The court further observed that the DOL clarifies in its 2022 Rule, even where collateral benefits are considered in a tiebreaker situation, a fiduciary must not “accept expected reduced returns or greater risks to secure such additional benefits.” 29 C.F.R. § 2550.404a-1(c)(2). Rather, the 2022 Rule “makes unambiguous that it is not establishing a mandate that ESG factors are relevant under every circumstance, nor is it creating an incentive for a fiduciary to put a thumb on the scale in favor of ESG factors.” 87 Fed. Reg. at 73831.

Thus, after granting the DOL the deference it should be afforded under Chevron, Judge Kacsmaryk concluded that the 2022 Rule was not manifestly contrary to ERISA.

The 2022 Rule is Neither Arbitrary nor Capricious

In analyzing whether the 2022 Rule satisfies the “arbitrary and capricious” standard set forth under the Administrative Procedures Act (APA), Judge Kacsmaryk noted that the court should not substitute its own judgment for that of the agency. Nevertheless, the agency must have considered all important aspects of the problem, examined all relevant data and be able to “articulate a satisfactory explanation for its action, including a rational connection between the facts found and the choice made.”

In enacting the 2022 Rule the DOL explained that its prior position on ESG considerations, as set forth in its 2020 Rule, created confusion and had a “chilling effect” on fiduciaries’ invocation of ESG factors, even when pertinent to their investment decision, as evidenced by the comments received by the DOL in response to the 2020 ruling. To allay these concerns, the DOL issued the 2022 Rule, clarifying that risk-return considerations can include ESG factors, but need not to where an ESG-focused investment is not in fact prudent.

The plaintiffs also raised a number of alternative arguments, similarly dispensed with by Judge Kacsmaryk, regarding the elimination of the prohibition on proxy voting rights to promote non-pecuniary goals (already required of fiduciaries), the removal of restrictions on qualified default investment alternatives (QDIAs) (most commentators felt the restrictions unnecessary), the elimination of the collateral benefit disclosure requirement (already required of fiduciaries) and whether the DOL could have accomplished its objectives through the issuance of sub-regulatory guidance as opposed to an amended regulation (sub-regulatory guidance would not have eliminated the “chilling effect” created by the 2020 Rule).
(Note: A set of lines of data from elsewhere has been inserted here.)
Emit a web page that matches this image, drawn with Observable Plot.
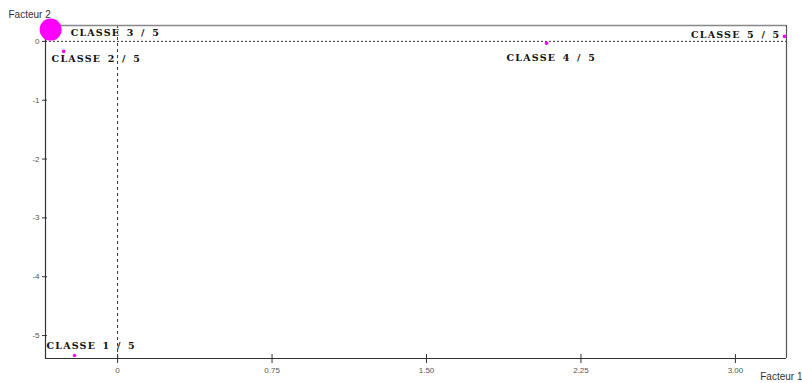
<!DOCTYPE html>
<html><head><meta charset="utf-8">
<script src="https://cdn.jsdelivr.net/npm/d3@7"></script>
<script src="https://cdn.jsdelivr.net/npm/@observablehq/plot@0.6"></script>
<style>
body{margin:0;background:#fff;}
#chart{width:802px;height:383px;}
</style></head><body><div id="chart"></div>
<script>
const classes = ["CLASSE 1 / 5","CLASSE 2 / 5","CLASSE 3 / 5","CLASSE 4 / 5","CLASSE 5 / 5"];
const facteur1 = [-0.209, -0.262, -0.325, 2.083, 3.238];
const facteur2 = [-5.34, -0.17, 0.20, -0.03, 0.085];
const poids = [1, 1, 30, 1, 1];
const xTicks = [0, 0.75, 1.5, 2.25, 3.0];
const yTicks = [0, -1, -2, -3, -4, -5];
const xDomain = [-0.35, 3.248];
const yDomain = [-5.39, 0.27];

// label placement (style only)
const labelStyle = [
  {dx:-28, dy:-10, anchor:"start"},
  {dx:-12, dy:8, anchor:"start"},
  {dx:20, dy:3, anchor:"start"},
  {dx:-40, dy:15, anchor:"start"},
  {dx:-4, dy:-1, anchor:"end"}
];

const data = classes.map((c,i)=>({c, x:facteur1[i], y:facteur2[i], w:poids[i], i}));
const fontLbl = {fontFamily:"DejaVu Serif", fontWeight:"bold", fontSize:9.5};

const plot = Plot.plot({
  width:802, height:383,
  marginLeft:45, marginRight:16, marginTop:25, marginBottom:25,
  style:{fontFamily:"Liberation Sans", fontSize:"8px", color:"#444", background:"#fff", overflow:"visible"},
  x:{domain:xDomain, label:null},
  y:{domain:yDomain, label:null},
  r:{type:"identity"},
  marks:[
    Plot.ruleY([0], {stroke:"#333", strokeDasharray:"2,2", strokeWidth:1}),
    Plot.ruleX([0], {stroke:"#333", strokeDasharray:"3,3", strokeWidth:1}),
    Plot.ruleY([yDomain[1]], {stroke:"#888", strokeWidth:1.5}),
    Plot.ruleX([xDomain[1]], {stroke:"#555", strokeWidth:1.2}),
    Plot.ruleX([xDomain[0]], {stroke:"#333", strokeWidth:1.2}),
    Plot.ruleY([yDomain[0]], {stroke:"#333", strokeWidth:1.2}),
    Plot.axisX(xTicks, {tickSize:5, tickPadding:4, stroke:"#333", fill:"#555",
      tickFormat:d => d === 0 ? "0" : d.toFixed(2)}),
    Plot.axisX(xTicks, {tickSize:-4, text:null, stroke:"#333"}),
    Plot.axisY(yTicks, {tickSize:3, tickPadding:3, stroke:"#333", fill:"#555", tickFormat:d=>String(d)}),
    Plot.axisY(yTicks, {tickSize:-2, text:null, stroke:"#333"}),
    Plot.dot(data, {x:"x", y:"y", r:d => d.w === 1 ? 1.8 : 11, fill:"#ff00ff", stroke:null}),
    ...data.map(d => Plot.text([d], {x:"x", y:"y", text:"c", dx:labelStyle[d.i].dx, dy:labelStyle[d.i].dy,
      textAnchor:labelStyle[d.i].anchor, fill:"#111", ...fontLbl})),
    Plot.text(["Facteur 2"], {frameAnchor:"top-left", dx:-37, dy:-15, textAnchor:"start", fontSize:10, fill:"#333", fontFamily:"Liberation Sans"}),
    Plot.text(["Facteur 1"], {frameAnchor:"bottom-right", dx:16, dy:21, textAnchor:"end", fontSize:10, fill:"#333", fontFamily:"Liberation Sans"})
  ]
});
d3.select(plot).selectAll("text").filter(function(){ return this.textContent.startsWith("CLASSE"); })
  .style("letter-spacing","1.2px").style("word-spacing","2px");
document.getElementById("chart").appendChild(plot);
</script></body></html>
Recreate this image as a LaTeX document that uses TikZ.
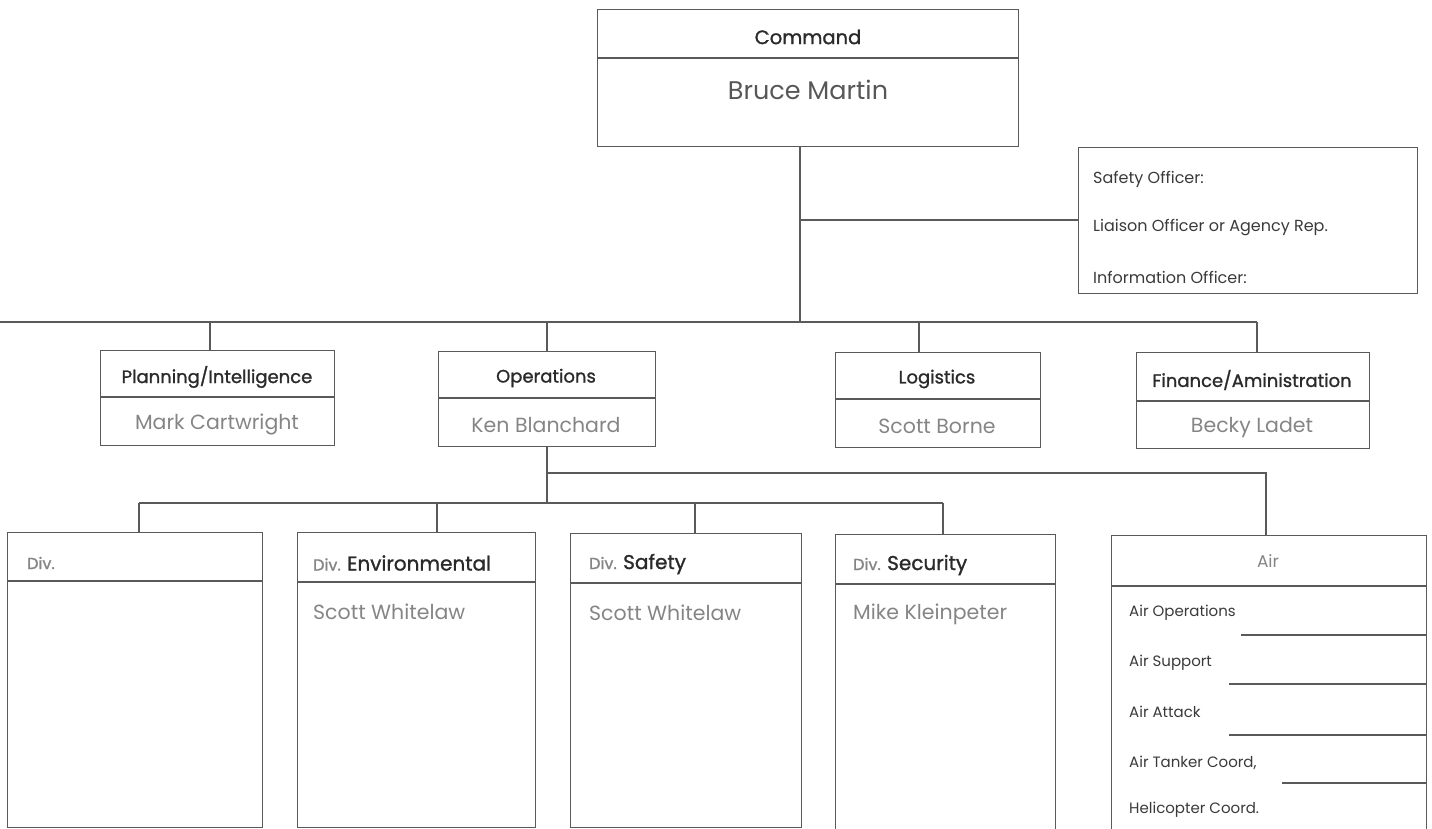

After considering all of these factors, the court held that the plaintiffs failed to establish an APA violation and, thus, ruled in favor of the DOL on summary judgment.

Implications of the Ruling

Although the DOL initially expressed skepticism over the venue and requested a change – which was rejected – Judge Kacsmaryk – a Trump-appointee – found in favor of the agency, noting that “while the Court is not unsympathetic to plaintiff’s concerns over ESG investing trends, it need not condone ESG investing generally or ultimately agree with the Rule to reach this conclusion.”

Meanwhile, a separate lawsuit challenging the 2022 Rule, filed by two individual plan participants in the U.S. District Court for the Eastern District of Wisconsin, Milwaukee Division, is still ongoing.

1Utah v. Walsh, N.D. Tex., No. 2:23-cv-00016, 9/21/23.

2The states participating in the suit were Utah, Texas, Virginia, Louisiana, Alabama, Alaska, Arkansas, Florida, Georgia, Indiana, Idaho, Iowa, Kansas, Kentucky, Mississippi, Missouri, Montana, Nebraska, New Hampshire, North Dakota, Ohio, South Carolina, Tennessee, West Virginia, and Wyoming.